╭─ Supplied data

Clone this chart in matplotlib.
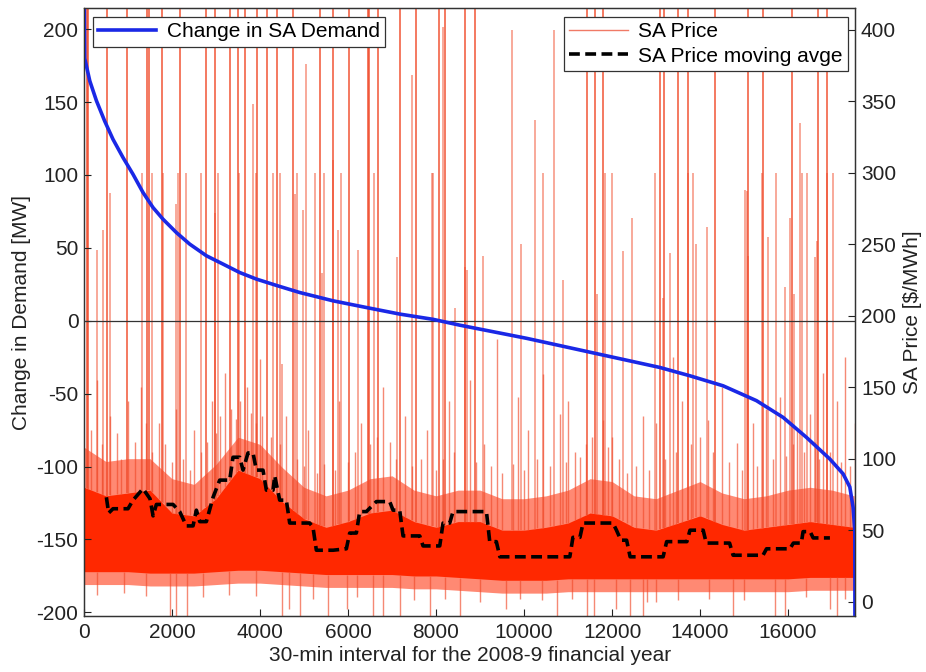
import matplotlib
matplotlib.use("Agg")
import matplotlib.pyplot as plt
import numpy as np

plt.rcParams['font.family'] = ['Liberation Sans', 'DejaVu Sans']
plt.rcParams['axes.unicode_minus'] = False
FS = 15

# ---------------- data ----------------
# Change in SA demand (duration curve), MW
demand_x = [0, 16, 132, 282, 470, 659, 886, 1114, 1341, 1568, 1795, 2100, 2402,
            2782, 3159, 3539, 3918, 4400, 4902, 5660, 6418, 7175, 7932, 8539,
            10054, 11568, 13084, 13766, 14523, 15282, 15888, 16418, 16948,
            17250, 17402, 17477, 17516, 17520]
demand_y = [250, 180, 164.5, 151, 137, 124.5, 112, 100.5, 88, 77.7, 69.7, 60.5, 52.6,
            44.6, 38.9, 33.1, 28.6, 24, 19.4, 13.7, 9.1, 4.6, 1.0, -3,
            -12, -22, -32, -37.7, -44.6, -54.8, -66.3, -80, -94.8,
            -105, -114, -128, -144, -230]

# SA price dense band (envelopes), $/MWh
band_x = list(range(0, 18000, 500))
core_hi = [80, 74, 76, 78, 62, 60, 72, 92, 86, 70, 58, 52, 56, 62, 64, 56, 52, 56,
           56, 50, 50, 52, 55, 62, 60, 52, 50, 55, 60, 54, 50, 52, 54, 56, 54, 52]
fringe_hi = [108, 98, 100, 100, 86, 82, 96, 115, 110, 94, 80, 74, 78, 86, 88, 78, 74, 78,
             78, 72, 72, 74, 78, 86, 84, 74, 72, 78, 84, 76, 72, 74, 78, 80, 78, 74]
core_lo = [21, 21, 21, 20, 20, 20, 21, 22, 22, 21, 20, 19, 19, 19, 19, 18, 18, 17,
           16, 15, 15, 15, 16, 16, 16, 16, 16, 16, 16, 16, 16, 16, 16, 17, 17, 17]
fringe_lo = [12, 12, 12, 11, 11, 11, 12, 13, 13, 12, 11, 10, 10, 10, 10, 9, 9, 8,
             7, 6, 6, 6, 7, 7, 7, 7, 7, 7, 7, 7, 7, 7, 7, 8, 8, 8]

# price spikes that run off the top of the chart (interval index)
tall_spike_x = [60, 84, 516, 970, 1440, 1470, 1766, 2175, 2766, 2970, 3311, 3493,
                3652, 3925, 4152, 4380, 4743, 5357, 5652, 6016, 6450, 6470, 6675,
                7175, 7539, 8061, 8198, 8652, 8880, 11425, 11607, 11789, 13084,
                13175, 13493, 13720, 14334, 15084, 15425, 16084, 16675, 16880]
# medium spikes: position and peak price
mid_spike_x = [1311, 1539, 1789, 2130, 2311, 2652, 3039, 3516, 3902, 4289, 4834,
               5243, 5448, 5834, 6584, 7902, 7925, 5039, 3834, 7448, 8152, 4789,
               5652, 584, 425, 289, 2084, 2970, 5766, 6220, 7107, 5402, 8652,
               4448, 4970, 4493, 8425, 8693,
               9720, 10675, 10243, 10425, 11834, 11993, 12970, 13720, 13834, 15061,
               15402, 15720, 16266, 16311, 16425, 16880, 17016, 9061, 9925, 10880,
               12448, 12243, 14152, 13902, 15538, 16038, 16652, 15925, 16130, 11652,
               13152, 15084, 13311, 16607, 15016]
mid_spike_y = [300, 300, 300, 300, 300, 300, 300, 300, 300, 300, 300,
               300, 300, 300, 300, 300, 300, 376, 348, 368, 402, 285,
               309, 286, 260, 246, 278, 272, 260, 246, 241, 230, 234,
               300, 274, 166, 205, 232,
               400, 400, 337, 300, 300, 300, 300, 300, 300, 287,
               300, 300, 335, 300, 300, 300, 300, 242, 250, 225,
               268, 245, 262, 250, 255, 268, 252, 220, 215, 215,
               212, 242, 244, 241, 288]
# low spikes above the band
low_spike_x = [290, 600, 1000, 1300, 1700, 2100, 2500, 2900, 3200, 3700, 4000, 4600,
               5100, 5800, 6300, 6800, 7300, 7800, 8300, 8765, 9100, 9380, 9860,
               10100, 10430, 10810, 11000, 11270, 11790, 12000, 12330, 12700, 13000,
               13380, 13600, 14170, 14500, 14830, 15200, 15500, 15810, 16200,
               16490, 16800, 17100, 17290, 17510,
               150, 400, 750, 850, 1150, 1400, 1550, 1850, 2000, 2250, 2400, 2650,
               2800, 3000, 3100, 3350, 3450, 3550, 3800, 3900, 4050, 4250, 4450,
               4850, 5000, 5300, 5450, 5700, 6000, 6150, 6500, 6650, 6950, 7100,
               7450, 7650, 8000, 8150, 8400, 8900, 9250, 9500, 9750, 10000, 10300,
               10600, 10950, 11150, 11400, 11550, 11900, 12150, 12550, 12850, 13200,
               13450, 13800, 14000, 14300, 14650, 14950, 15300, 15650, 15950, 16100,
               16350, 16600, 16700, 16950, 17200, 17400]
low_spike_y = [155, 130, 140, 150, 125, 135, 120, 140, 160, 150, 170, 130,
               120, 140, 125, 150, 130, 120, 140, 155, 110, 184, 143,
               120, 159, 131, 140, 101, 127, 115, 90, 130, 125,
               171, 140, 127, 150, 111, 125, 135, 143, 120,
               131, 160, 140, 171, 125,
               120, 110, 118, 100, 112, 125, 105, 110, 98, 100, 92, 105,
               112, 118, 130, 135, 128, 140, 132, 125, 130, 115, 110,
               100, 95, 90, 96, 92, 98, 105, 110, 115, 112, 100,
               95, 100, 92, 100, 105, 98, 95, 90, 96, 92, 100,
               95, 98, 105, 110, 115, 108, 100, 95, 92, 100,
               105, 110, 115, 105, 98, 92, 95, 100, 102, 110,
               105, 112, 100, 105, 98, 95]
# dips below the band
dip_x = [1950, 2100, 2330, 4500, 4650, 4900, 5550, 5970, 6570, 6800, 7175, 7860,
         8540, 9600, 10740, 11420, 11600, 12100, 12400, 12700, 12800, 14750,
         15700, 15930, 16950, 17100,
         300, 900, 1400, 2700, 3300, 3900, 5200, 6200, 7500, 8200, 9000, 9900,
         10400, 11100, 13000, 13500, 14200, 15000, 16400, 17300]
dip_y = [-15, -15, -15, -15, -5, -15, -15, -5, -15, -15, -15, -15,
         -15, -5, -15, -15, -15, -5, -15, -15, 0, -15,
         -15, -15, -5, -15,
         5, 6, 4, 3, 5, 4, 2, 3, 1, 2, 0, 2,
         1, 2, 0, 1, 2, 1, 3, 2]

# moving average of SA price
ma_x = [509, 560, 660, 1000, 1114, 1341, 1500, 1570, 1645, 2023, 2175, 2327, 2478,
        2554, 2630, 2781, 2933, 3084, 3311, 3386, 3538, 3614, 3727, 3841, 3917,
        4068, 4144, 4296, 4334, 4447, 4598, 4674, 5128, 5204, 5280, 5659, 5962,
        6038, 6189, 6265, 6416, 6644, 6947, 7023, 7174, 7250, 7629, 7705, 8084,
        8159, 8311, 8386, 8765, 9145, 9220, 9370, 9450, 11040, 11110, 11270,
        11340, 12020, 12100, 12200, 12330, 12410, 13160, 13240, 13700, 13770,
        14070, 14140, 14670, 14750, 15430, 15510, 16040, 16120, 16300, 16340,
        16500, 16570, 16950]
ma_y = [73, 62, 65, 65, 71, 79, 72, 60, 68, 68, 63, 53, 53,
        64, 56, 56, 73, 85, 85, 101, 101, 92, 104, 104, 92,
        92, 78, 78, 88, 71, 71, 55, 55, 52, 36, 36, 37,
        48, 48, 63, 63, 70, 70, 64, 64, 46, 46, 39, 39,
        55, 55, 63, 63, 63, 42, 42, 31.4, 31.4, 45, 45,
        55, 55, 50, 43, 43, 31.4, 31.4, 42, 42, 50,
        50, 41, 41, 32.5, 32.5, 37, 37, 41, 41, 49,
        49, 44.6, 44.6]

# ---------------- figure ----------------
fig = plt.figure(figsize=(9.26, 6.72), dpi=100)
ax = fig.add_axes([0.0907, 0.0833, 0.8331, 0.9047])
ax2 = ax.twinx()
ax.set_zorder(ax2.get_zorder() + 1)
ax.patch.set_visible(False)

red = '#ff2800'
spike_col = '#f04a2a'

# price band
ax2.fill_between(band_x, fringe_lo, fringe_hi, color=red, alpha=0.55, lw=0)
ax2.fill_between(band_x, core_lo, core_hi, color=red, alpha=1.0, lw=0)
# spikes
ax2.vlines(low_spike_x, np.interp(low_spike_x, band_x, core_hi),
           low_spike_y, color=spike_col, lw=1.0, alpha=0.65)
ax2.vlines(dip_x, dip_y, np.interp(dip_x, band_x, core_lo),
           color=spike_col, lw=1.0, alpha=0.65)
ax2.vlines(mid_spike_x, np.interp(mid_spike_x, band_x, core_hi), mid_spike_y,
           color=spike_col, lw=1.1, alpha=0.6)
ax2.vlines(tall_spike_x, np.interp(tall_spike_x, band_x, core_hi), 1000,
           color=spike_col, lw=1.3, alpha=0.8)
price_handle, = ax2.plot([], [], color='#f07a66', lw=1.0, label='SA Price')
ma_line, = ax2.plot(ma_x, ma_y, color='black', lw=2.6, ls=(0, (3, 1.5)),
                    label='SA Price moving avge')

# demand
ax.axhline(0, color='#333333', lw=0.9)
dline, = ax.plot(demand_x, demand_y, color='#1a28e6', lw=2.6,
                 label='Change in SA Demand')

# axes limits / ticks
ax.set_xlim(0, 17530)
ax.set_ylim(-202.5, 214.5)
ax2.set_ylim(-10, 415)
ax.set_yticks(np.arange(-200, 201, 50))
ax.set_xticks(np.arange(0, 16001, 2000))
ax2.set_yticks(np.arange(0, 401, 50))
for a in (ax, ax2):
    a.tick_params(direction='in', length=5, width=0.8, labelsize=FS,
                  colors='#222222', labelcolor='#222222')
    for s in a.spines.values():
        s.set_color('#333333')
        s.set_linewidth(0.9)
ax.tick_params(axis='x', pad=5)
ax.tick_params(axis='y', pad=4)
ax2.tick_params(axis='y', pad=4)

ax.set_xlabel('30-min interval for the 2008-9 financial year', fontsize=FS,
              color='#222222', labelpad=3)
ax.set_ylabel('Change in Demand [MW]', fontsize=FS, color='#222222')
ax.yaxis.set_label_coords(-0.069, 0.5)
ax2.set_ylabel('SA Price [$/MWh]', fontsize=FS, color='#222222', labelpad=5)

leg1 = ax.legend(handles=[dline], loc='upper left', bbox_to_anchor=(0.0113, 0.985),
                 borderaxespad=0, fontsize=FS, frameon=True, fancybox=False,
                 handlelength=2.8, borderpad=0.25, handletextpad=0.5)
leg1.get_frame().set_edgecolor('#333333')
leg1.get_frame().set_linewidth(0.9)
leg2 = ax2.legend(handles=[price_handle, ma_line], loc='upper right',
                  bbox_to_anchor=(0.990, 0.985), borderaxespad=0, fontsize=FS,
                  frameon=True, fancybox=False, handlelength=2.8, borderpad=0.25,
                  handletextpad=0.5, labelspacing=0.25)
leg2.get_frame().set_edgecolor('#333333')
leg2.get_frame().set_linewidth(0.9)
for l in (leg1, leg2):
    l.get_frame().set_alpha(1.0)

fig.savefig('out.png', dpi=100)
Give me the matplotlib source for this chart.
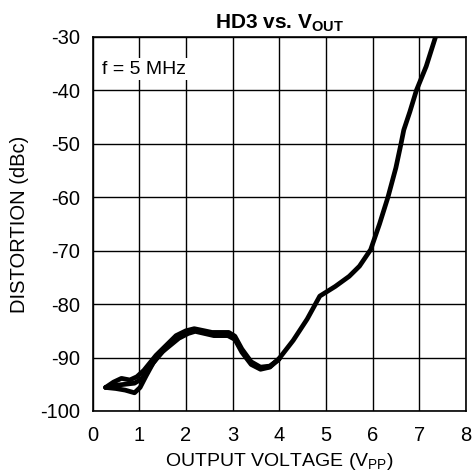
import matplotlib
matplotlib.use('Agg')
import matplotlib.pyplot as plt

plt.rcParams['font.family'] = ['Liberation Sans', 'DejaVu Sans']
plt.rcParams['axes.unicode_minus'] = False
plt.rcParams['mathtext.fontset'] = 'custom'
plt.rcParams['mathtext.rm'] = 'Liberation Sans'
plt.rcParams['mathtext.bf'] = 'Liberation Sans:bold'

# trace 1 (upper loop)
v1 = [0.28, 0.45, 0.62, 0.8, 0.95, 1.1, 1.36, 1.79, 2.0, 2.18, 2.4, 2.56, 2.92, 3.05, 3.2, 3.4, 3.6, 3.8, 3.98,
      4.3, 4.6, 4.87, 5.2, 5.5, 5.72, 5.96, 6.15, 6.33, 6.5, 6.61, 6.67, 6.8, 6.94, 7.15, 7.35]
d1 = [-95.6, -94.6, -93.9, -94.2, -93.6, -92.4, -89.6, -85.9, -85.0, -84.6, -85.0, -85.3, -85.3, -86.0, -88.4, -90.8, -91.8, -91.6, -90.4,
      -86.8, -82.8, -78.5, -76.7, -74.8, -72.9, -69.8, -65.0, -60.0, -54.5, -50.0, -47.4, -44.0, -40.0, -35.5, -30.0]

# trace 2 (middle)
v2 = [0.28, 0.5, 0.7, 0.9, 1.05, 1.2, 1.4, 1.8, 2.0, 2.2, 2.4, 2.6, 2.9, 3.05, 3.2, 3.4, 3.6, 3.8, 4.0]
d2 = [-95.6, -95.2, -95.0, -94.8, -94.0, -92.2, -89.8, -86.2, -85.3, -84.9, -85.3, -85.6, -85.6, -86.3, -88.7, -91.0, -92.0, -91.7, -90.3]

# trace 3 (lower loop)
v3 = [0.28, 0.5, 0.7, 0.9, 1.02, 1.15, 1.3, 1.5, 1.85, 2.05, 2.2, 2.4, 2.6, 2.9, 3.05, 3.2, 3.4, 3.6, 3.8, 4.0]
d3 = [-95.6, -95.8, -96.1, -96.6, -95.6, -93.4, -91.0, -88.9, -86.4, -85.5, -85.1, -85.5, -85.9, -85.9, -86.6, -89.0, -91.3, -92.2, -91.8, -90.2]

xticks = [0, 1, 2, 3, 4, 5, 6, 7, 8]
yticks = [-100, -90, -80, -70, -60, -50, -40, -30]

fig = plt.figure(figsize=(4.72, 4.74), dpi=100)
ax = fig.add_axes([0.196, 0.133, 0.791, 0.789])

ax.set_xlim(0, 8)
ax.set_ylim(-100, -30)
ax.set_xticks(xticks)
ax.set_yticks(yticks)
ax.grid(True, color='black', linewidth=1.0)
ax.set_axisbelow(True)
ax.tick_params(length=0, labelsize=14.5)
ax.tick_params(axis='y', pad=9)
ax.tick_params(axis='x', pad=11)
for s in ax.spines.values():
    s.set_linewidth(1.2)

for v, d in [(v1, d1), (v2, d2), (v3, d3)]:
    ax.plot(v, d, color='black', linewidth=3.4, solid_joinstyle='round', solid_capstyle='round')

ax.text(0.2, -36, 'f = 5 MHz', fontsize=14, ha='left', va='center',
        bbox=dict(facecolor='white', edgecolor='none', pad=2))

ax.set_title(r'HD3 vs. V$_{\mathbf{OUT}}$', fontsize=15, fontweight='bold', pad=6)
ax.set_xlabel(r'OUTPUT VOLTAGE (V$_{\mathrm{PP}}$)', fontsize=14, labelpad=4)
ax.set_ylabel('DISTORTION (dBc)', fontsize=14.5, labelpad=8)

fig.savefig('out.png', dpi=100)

╰─

◆ Exercise directions ◆
Above are some records. Reproduce the lines from the one with "Give me the matplotlib source for this chart." down to the one with "ax = fig.add_axes([0.196, 0.133, 0.791, 0.789])", keeping both, and leave every picture out.

◆ Output of the task ◆
Give me the matplotlib source for this chart.
import matplotlib
matplotlib.use('Agg')
import matplotlib.pyplot as plt

plt.rcParams['font.family'] = ['Liberation Sans', 'DejaVu Sans']
plt.rcParams['axes.unicode_minus'] = False
plt.rcParams['mathtext.fontset'] = 'custom'
plt.rcParams['mathtext.rm'] = 'Liberation Sans'
plt.rcParams['mathtext.bf'] = 'Liberation Sans:bold'

# trace 1 (upper loop)
v1 = [0.28, 0.45, 0.62, 0.8, 0.95, 1.1, 1.36, 1.79, 2.0, 2.18, 2.4, 2.56, 2.92, 3.05, 3.2, 3.4, 3.6, 3.8, 3.98,
      4.3, 4.6, 4.87, 5.2, 5.5, 5.72, 5.96, 6.15, 6.33, 6.5, 6.61, 6.67, 6.8, 6.94, 7.15, 7.35]
d1 = [-95.6, -94.6, -93.9, -94.2, -93.6, -92.4, -89.6, -85.9, -85.0, -84.6, -85.0, -85.3, -85.3, -86.0, -88.4, -90.8, -91.8, -91.6, -90.4,
      -86.8, -82.8, -78.5, -76.7, -74.8, -72.9, -69.8, -65.0, -60.0, -54.5, -50.0, -47.4, -44.0, -40.0, -35.5, -30.0]

# trace 2 (middle)
v2 = [0.28, 0.5, 0.7, 0.9, 1.05, 1.2, 1.4, 1.8, 2.0, 2.2, 2.4, 2.6, 2.9, 3.05, 3.2, 3.4, 3.6, 3.8, 4.0]
d2 = [-95.6, -95.2, -95.0, -94.8, -94.0, -92.2, -89.8, -86.2, -85.3, -84.9, -85.3, -85.6, -85.6, -86.3, -88.7, -91.0, -92.0, -91.7, -90.3]

# trace 3 (lower loop)
v3 = [0.28, 0.5, 0.7, 0.9, 1.02, 1.15, 1.3, 1.5, 1.85, 2.05, 2.2, 2.4, 2.6, 2.9, 3.05, 3.2, 3.4, 3.6, 3.8, 4.0]
d3 = [-95.6, -95.8, -96.1, -96.6, -95.6, -93.4, -91.0, -88.9, -86.4, -85.5, -85.1, -85.5, -85.9, -85.9, -86.6, -89.0, -91.3, -92.2, -91.8, -90.2]

xticks = [0, 1, 2, 3, 4, 5, 6, 7, 8]
yticks = [-100, -90, -80, -70, -60, -50, -40, -30]

fig = plt.figure(figsize=(4.72, 4.74), dpi=100)
ax = fig.add_axes([0.196, 0.133, 0.791, 0.789])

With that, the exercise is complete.